TASK TO COMPLETE: State how many lines of the entries hold the string "that". Reply with the number alone.

ROWS:
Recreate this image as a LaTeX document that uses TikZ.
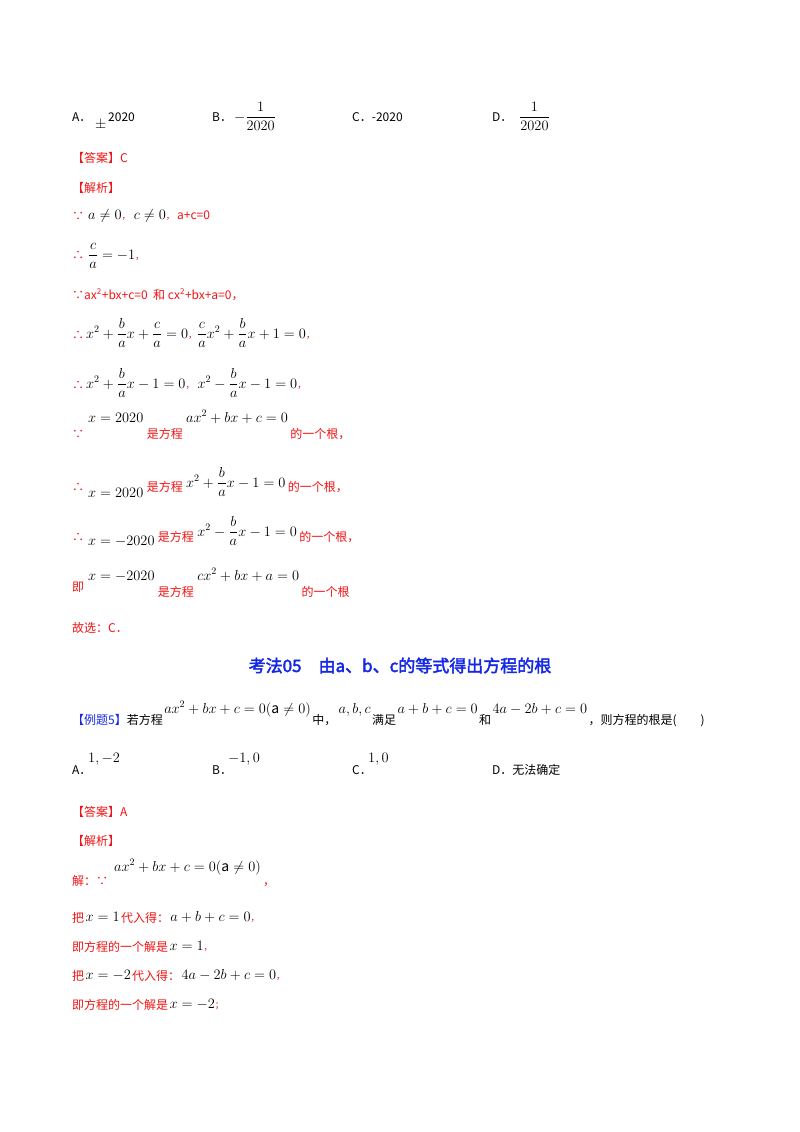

...

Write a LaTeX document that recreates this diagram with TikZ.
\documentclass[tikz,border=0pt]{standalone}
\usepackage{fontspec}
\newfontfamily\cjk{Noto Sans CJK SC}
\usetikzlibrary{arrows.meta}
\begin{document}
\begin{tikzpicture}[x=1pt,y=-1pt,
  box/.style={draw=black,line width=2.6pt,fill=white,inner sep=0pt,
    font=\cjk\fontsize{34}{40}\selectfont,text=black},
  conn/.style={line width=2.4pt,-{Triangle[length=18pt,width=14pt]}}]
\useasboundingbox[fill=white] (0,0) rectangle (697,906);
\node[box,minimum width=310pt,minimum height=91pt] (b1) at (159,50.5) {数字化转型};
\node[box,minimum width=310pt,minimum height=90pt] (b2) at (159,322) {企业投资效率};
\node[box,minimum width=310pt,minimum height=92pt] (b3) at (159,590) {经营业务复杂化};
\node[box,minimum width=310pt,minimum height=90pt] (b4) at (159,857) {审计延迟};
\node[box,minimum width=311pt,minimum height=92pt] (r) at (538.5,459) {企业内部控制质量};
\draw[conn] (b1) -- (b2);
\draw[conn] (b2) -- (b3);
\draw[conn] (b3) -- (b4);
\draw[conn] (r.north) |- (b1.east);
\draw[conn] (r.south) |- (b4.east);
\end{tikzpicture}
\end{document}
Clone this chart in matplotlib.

ANSWER BELOW: 2